AI and Sherlock Holmes

Humans tend to be conformists. We settle into predictable patterns, making us easy marks for AI sleuthing

If you want to gauge the potential impact of artificial intelligence on everyday life, try this experiment. Upload one of your photos onto an AI system, such as Grok, Perplexity or ChatGPT (all have free versions). Then ask it to play Sherlock Holmes and deduce everything it can about you.

Ask what kind of character you would play in a film. What character in a historic blockbuster do you most resemble?

I’ve tried the exercise with a handful of free AI systems. The result? Better than astrology. As good as psychics.

All identified me as a likely academic or journalist or species of diplomat (all things I am or have been). They guessed my age or overestimated it, as everyone does these days. 

In film, they identified me, to my chagrin, with one of those intellectual, character-driven European movies (all angst and train stations). They homed in on the role of a ‘seasoned professor’. You might well scoff at ‘professor’; I winced at ‘seasoned’. If I ever share the screen with Scarlett Johansson, I’m doomed to be a wise mentor.

The favoured plot: someone who helps the protagonist decipher the runes found in a defunct monastery. Come to think of it, it’s what I often do in this column: read the entrails of a disappearing democracy. 

As for the blockbuster, they all placed me as a wizard in Harry Potter. One said I’d be a good Albus Dumbledore; another, Severus Snape; a third, Horace Slughorn. Mercifully, ChatGPT added I might play Robin Williams’s role in a European version of Good Will Hunting

How does AI do it? It treats faces, clothes and environment as code.
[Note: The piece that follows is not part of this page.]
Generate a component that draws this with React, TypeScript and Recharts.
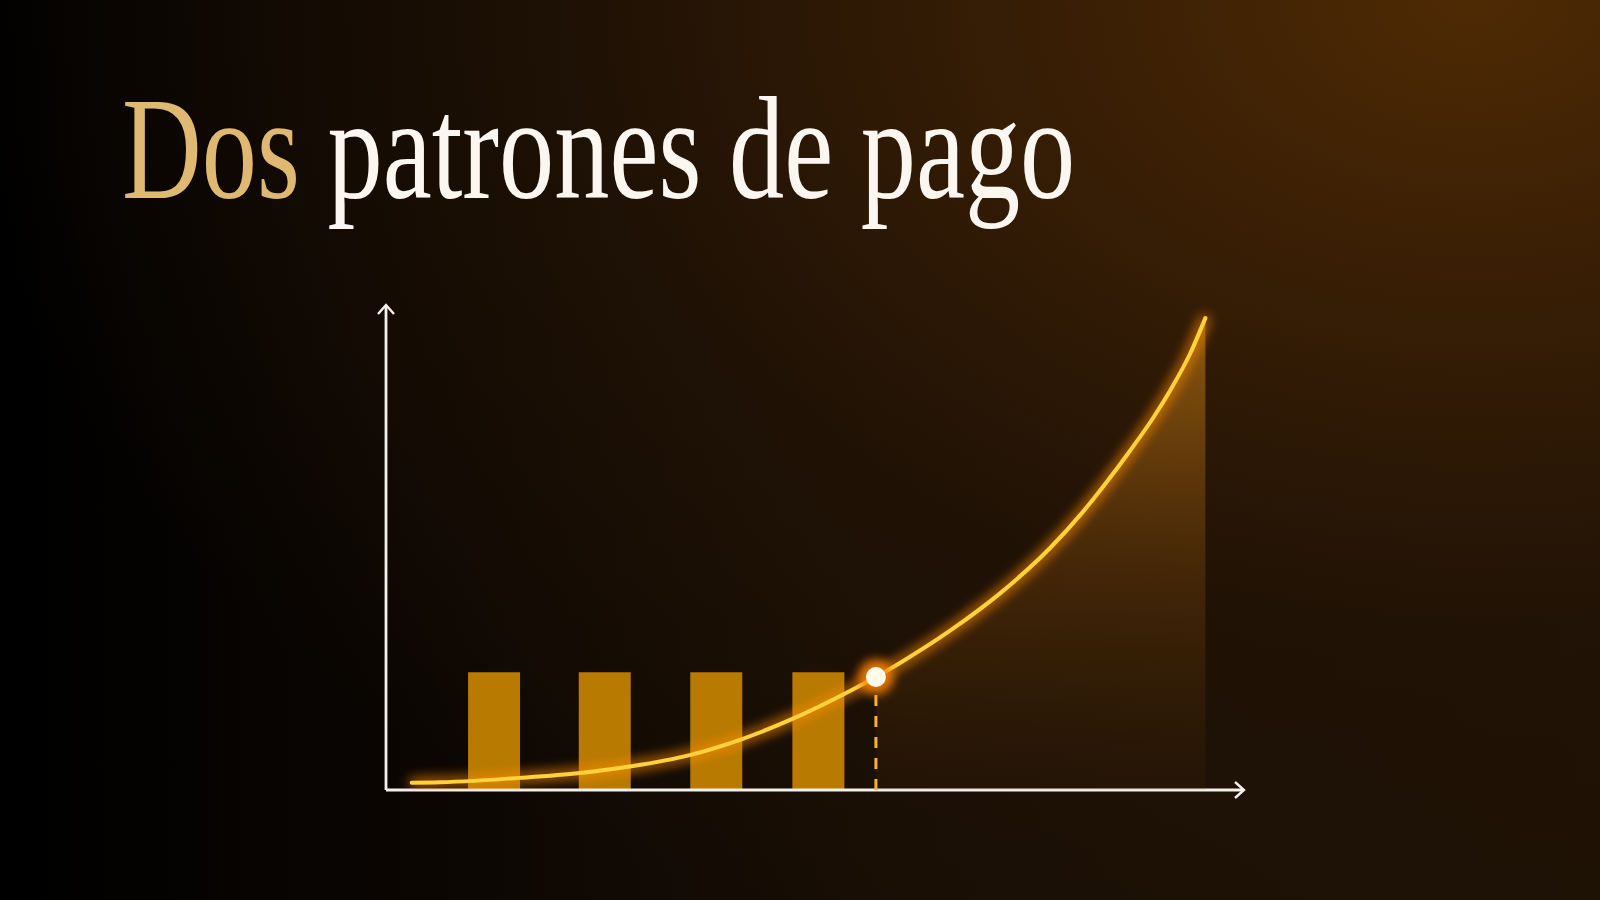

Like Sherlock Holmes, it gives reasons for its deductions.

Your face is searched like a crime scene, with clues found in the eyes’ wrinkles, gaze, softness of the mouth, level of relaxation and expressivity of the hands. On that basis, AI guesses the level of familiarity with being on camera. 

My polo neck and horn-rimmed glasses were interrogated and they confessed my class and tribe. Out of the cappuccino cup came the DNA of my cultural tastes, set against a properly identified continental cafe. 

Like us, AI occasionally chases after red herrings. One photo I uploaded had me giving an interview in a TV studio. It correctly identified the studio from the lighting and frosted-glass panels. But it tripped up over the programme’s name Ilsienna, which was visible in the bottom corner of the screen. 

Grok concluded it must really be ‘Jutarnji’, a name linked to a prominent Croatian newspaper, Jutarnji List. So Grok said I must be a Croatian public figure – ‘possibly a politician, academic, or business leader’. 

It’s a revealing error. AI operates by typecasting. One case of mistaken identity can set it off on a wild goose chase. Most of the time, however, its guesses hit close to home. How come?

First, humans tend to be conformists. We settle into predictable patterns, making us easy marks for AI sleuthing. As imposters have long known, knowledge of conventional behaviour takes you a long way. 

Like us, AI occasionally chases after red herrings

Second, AI minimises the dangers of typecasting. It operates with multiple codes – of demeanour, fashion, expectations, decor and so on. If they all converge on a particular type, it can make an informed guess. 

By the way, this was Sherlock’s actual method. He did not practise strict deduction, in spite of himself. On first meeting John Watson, he guessed Watson had just served in Afghanistan: a sunburned man with a limp and military bearing was linked to the most likely British imperial conflict, in much the same way I was linked to Croatian public life. 

And if you were wondering if Grok, Perplexity and ChatGPT all cast me as a wizard in Harry Potter because they were talking about me behind my back, think again. They all cast me in the same type of film because AI is familiar with the film industry’s highly conventional plotting and typecasting.

Where does this experiment leave us? With at least two takeaways. 

First, AI has come a long way in three years. The bland, indecisive, botoxed prose of early ChatGPT has given way to multimedia systems. The writing is much better at advocating conclusions, even if, to a practised eye, AI-writing can still be detected. 

And this is just the free versions. The professional systems, which can be purchased for up to $200 per month, can analyse and solve certain kinds of data-driven problems at PhD level. 

We should expect the capabilities of advanced systems to filter down to the free ones, just as the features of yesterday’s luxury cars, like electric windows and air conditioners, are the staples of today’s family cars. 

Second, there’s a lot to be said for conventional thinking. A free AI system can help you organise your life – like offering a timetable that meets your specifications, or a diet and exercise plan – as well as the nearest expert on a TV studio’s sofa or a consultant with PowerPoint.

At the same time, it’s galling to see how a machine can say so much about us. It must mean that our identity and imagination have predictable contours. 

Why are we so legible to machines? I’m inclined to blame our mechanical behaviour. The AI age may be the prompt we need to learn how to be more human.